When the focusing lens is driven to start moving, the moving speed of the focusing lens is controlled by controlling the rotation speed of the focusing motor so that the focusing lens quickly starts moving and smoothly. When the focusing lens is to be stopped, the moving speed thereof is controlled so that the focusing lens does not run past a destination, nor stop in front of the destination.
For example, at an initial stage of the movement, the focusing motor is driven to rotate at a relatively slow speed, and the speed is accelerated until it reaches a predetermined constant speed. Thereafter, the motor is controlled to keep rotating at the predetermined constant speed. When the lens approaches the destination, or a target position, the rotation speed of the focusing motor is gradually decelerated, and finally, the focusing motor is stopped.
Recently, a photographing lens allowing a user to manually move the focusing lens even when the automatic focusing is performed (i.e., the focusing lens is being moved by the AF system) has been developed. Example of such a lens is described in Japanese Patent Provisional Publication No. HEI 5-215954. In this publication, a lens includes an AF actuator for the automatic focusing, and a manually operable ring for manual focusing. Both of them are connected to a focusing cam ring through a frictionally connecting mechanism. With this construction, even when the focusing lens is moved by the AF actuator, by operating the MF ring, the user can move the focusing lens manually. In such a system, if the focusing lens is manually moved when it is moved by the AF system, correlation between the rotation speed of the focusing motor and moving amount of the focusing lens is changed, and therefore, it becomes impossible to control the moving speed of the focusing lens appropriately.
For example, a case in which the focusing lens is started to move and accelerated will be considered. It is assumed that the pulse signal, which is referred to and used for controlling the movement of the focusing lens, from the focusing cam ring is used as moving speed data, and the focusing cam ring is to be rotated at a certain target speed.
If the MF ring is rotated in the same direction as the focusing cam ring, the speed of the focusing motor is lowered in comparison to a case where the MF ring is not operated. For example, when the focusing motor is driven such that the focusing lens moves toward an object, if the MF ring is operated to move the focusing lens in the same direction, the encoder outputs the pulse signal having a higher frequency. Therefore, the AF actuator lowers the rotation speed of the focusing motor so as to lower the rotation speed of the focusing cam ring. If the MF operation is abruptly stopped under this condition, the speed of the focusing cam ring has become slower than the expected speed since the focusing motor has been lowered.

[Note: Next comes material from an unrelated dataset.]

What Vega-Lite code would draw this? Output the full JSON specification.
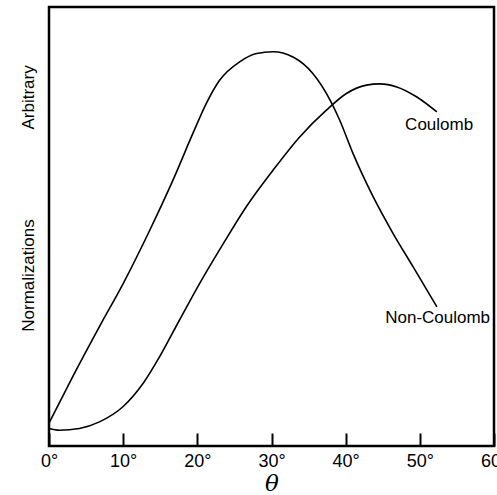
{
  "$schema": "https://vega.github.io/schema/vega-lite/v6.json",
  "autosize": "none",
  "width": 445,
  "height": 439,
  "padding": {"left": 49, "top": 7, "right": 3, "bottom": 49},
  "background": "white",
  "config": {
    "view": {"stroke": "black", "strokeWidth": 2.5},
    "font": "Liberation Sans"
  },
  "datasets": {
    "curves": [
      {"series": "Non-Coulomb", "theta": 0, "v": 5.2},
      {"series": "Non-Coulomb", "theta": 3.2, "v": 15.8},
      {"series": "Non-Coulomb", "theta": 6.8, "v": 27.2},
      {"series": "Non-Coulomb", "theta": 10, "v": 37.0},
      {"series": "Non-Coulomb", "theta": 13.6, "v": 49.2},
      {"series": "Non-Coulomb", "theta": 16.7, "v": 60.5},
      {"series": "Non-Coulomb", "theta": 19.4, "v": 71.2},
      {"series": "Non-Coulomb", "theta": 21.2, "v": 78.0},
      {"series": "Non-Coulomb", "theta": 23.0, "v": 83.3},
      {"series": "Non-Coulomb", "theta": 25.7, "v": 87.5},
      {"series": "Non-Coulomb", "theta": 28.0, "v": 89.4},
      {"series": "Non-Coulomb", "theta": 30.2, "v": 89.8},
      {"series": "Non-Coulomb", "theta": 32.9, "v": 88.6},
      {"series": "Non-Coulomb", "theta": 35.6, "v": 84.8},
      {"series": "Non-Coulomb", "theta": 37.9, "v": 78.8},
      {"series": "Non-Coulomb", "theta": 39.2, "v": 74.2},
      {"series": "Non-Coulomb", "theta": 41.0, "v": 66.6},
      {"series": "Non-Coulomb", "theta": 43.7, "v": 56.8},
      {"series": "Non-Coulomb", "theta": 46.4, "v": 48.4},
      {"series": "Non-Coulomb", "theta": 49.1, "v": 40.8},
      {"series": "Non-Coulomb", "theta": 52.3, "v": 31.7},
      {"series": "Coulomb", "theta": 0, "v": 4.0},
      {"series": "Coulomb", "theta": 1.4, "v": 3.6},
      {"series": "Coulomb", "theta": 4.1, "v": 4.0},
      {"series": "Coulomb", "theta": 6.8, "v": 5.5},
      {"series": "Coulomb", "theta": 10, "v": 9.0},
      {"series": "Coulomb", "theta": 12.7, "v": 14.3},
      {"series": "Coulomb", "theta": 14.9, "v": 20.3},
      {"series": "Coulomb", "theta": 17.6, "v": 28.7},
      {"series": "Coulomb", "theta": 20.3, "v": 37.0},
      {"series": "Coulomb", "theta": 23.5, "v": 46.1},
      {"series": "Coulomb", "theta": 26.6, "v": 54.5},
      {"series": "Coulomb", "theta": 30.2, "v": 62.8},
      {"series": "Coulomb", "theta": 33.8, "v": 70.4},
      {"series": "Coulomb", "theta": 37.4, "v": 76.5},
      {"series": "Coulomb", "theta": 40.1, "v": 80.3},
      {"series": "Coulomb", "theta": 42.8, "v": 82.2},
      {"series": "Coulomb", "theta": 44.6, "v": 82.5},
      {"series": "Coulomb", "theta": 46.9, "v": 81.8},
      {"series": "Coulomb", "theta": 49.6, "v": 79.5},
      {"series": "Coulomb", "theta": 52.3, "v": 76.1}
    ],
    "labels": [
      {"label": "Coulomb", "theta": 52.6, "v": 73.1},
      {"label": "Non-Coulomb", "theta": 52.4, "v": 29.1}
    ]
  },
  "layer": [
    {
      "data": {"name": "curves"},
      "mark": {"type": "line", "interpolate": "monotone", "color": "black", "strokeWidth": 1.6},
      "encoding": {
        "x": {
          "field": "theta", "type": "quantitative",
          "scale": {"domain": [0, 60], "nice": false, "zero": false},
          "axis": {
            "values": [0, 10, 20, 30, 40, 50, 60],
            "labelExpr": "datum.value + '°'",
            "domain": false, "grid": false,
            "tickSize": -13, "tickWidth": 2, "tickColor": "black",
            "labelFont": "Liberation Sans", "labelFontSize": 18, "labelColor": "black",
            "labelPadding": 19, "labelFlush": false, "labelOverlap": false,
            "title": "θ", "titleFont": "DejaVu Serif", "titleFontStyle": "italic",
            "titleFontWeight": "normal", "titleFontSize": 23, "titleColor": "black",
            "titlePadding": 2
          }
        },
        "y": {
          "field": "v", "type": "quantitative",
          "scale": {"domain": [0, 100], "nice": false},
          "axis": {
            "labels": false, "ticks": false, "domain": false, "grid": false,
            "title": "Normalizations\u00a0\u00a0\u00a0\u00a0\u00a0\u00a0\u00a0\u00a0\u00a0\u00a0\u00a0\u00a0\u00a0\u00a0\u00a0\u00a0\u00a0\u00a0\u00a0Arbitrary",
            "titleFont": "Liberation Sans", "titleFontSize": 17, "titleFontWeight": "normal",
            "titleColor": "black", "titlePadding": 12, "titleY": 191
          }
        },
        "detail": {"field": "series"}
      }
    },
    {
      "data": {"name": "labels"},
      "mark": {"type": "text", "font": "Liberation Sans", "fontSize": 17, "color": "black", "align": "center", "baseline": "middle"},
      "encoding": {
        "x": {"field": "theta", "type": "quantitative"},
        "y": {"field": "v", "type": "quantitative"},
        "text": {"field": "label"}
      }
    }
  ]
}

If the MF ring is operated in the direction opposite to that of the focusing motor, the speed of the focusing motor is higher than a case where the MF ring is not operated. If the MF ring is abruptly stopped under this condition, since the focusing motor is rotated at the higher speed at that instance, the focusing cam ring is moved at a speed higher than expected. As a result, if the MF ring is moved and abruptly stopped when the AF operation is being executed, the rotation speed of the focusing motor becomes unstable, and therefore, it becomes difficult to move the focusing cam ring at a predetermined speed to a target position quickly.
Next, a case where the focusing lens is decelerated and stopped will be considered. It is assumed that the pulse signal from the focusing cam ring is used as the moving speed data, and the speed of the focusing motor is to be lowered to a certain target speed.

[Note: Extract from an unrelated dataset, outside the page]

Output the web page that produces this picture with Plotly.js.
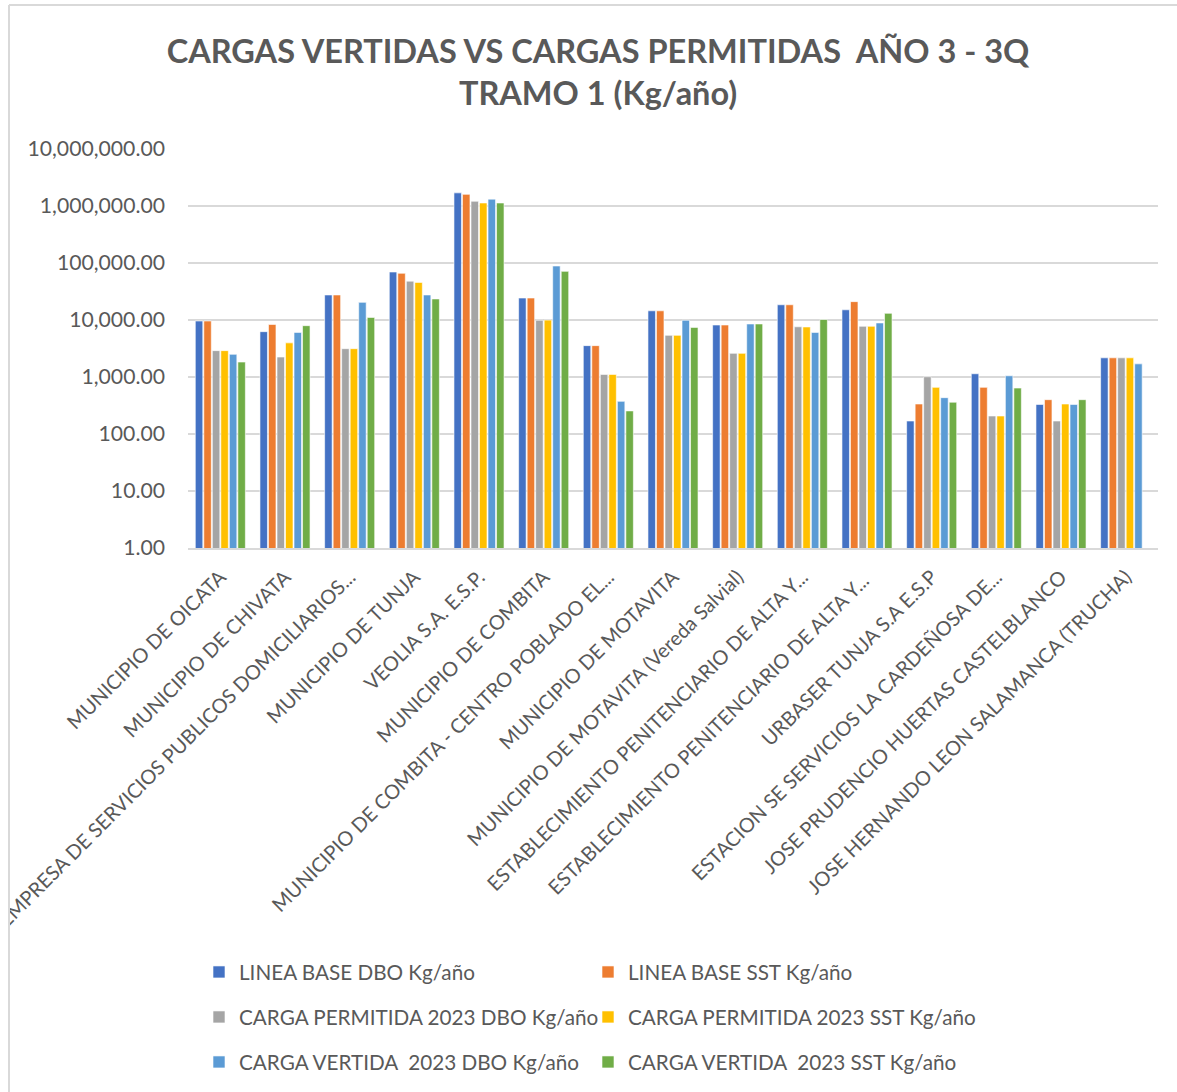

If the MF ring is rotated in the same direction as the focusing cam ring rotates, the focusing motor is driven to run at a slower speed than the speed when the MF ring is not operated. If the MF ring is operated in the direction opposite to that of the focusing motor, the focusing motor is rotated at a higher speed than that when the MF ring is not operated. If the MF ring is abruptly stopped when the focusing motor is being rotated, the rotation speed of the focusing motor becomes unstable, and therefore, it becomes difficult to move the focusing cam ring at a predetermined speed to a target position quickly.

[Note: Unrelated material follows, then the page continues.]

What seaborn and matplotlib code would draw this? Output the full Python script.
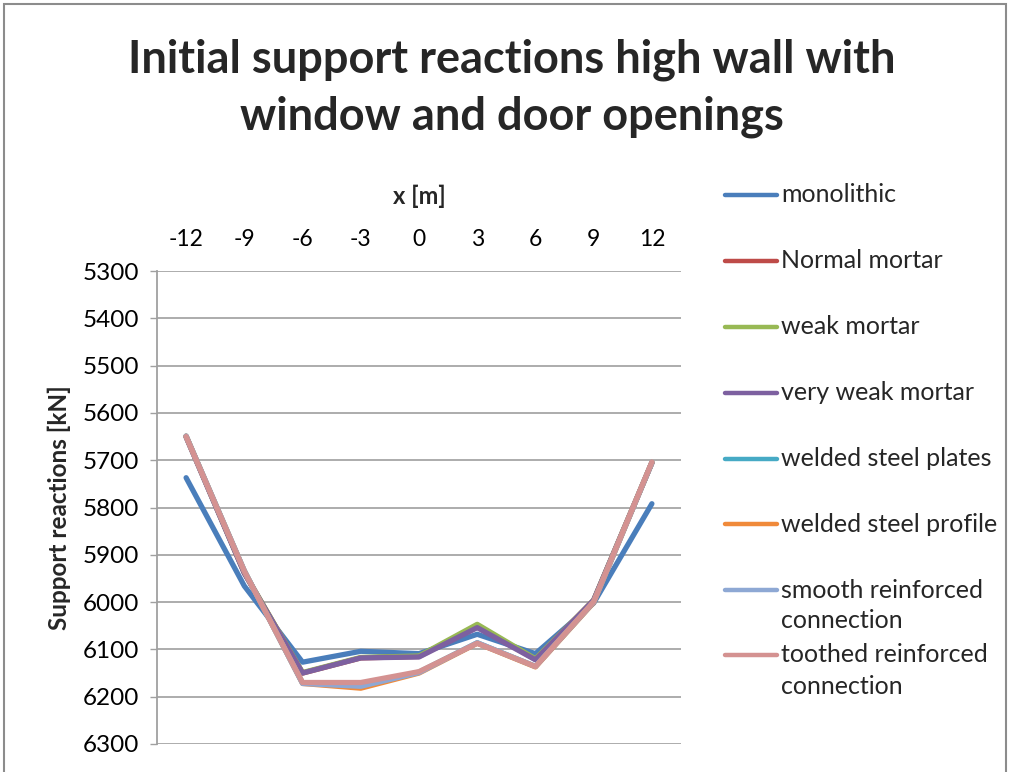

Alternatively, the pulse signal from the focus ring may be used as moving amount information, and the movement of the focusing ring can be controlled based on the moving amount information. In such a case, however, if the MF ring is rotated in a direction opposite to that of the focusing motor, rotation of the MF ring cancels the rotation of the focusing motor, which temporarily stops the rotation of the focusing motor. If the MF ring is rotated such that load to the focusing motor is decreased, the focusing motor becomes rotatable even if it should not be moved. If the MF ring is abruptly stopped, since the driving torque of the AF actuator runs short, the focusing motor is stopped. Then, no pulse is generated, and it becomes impossible to perform the AF control.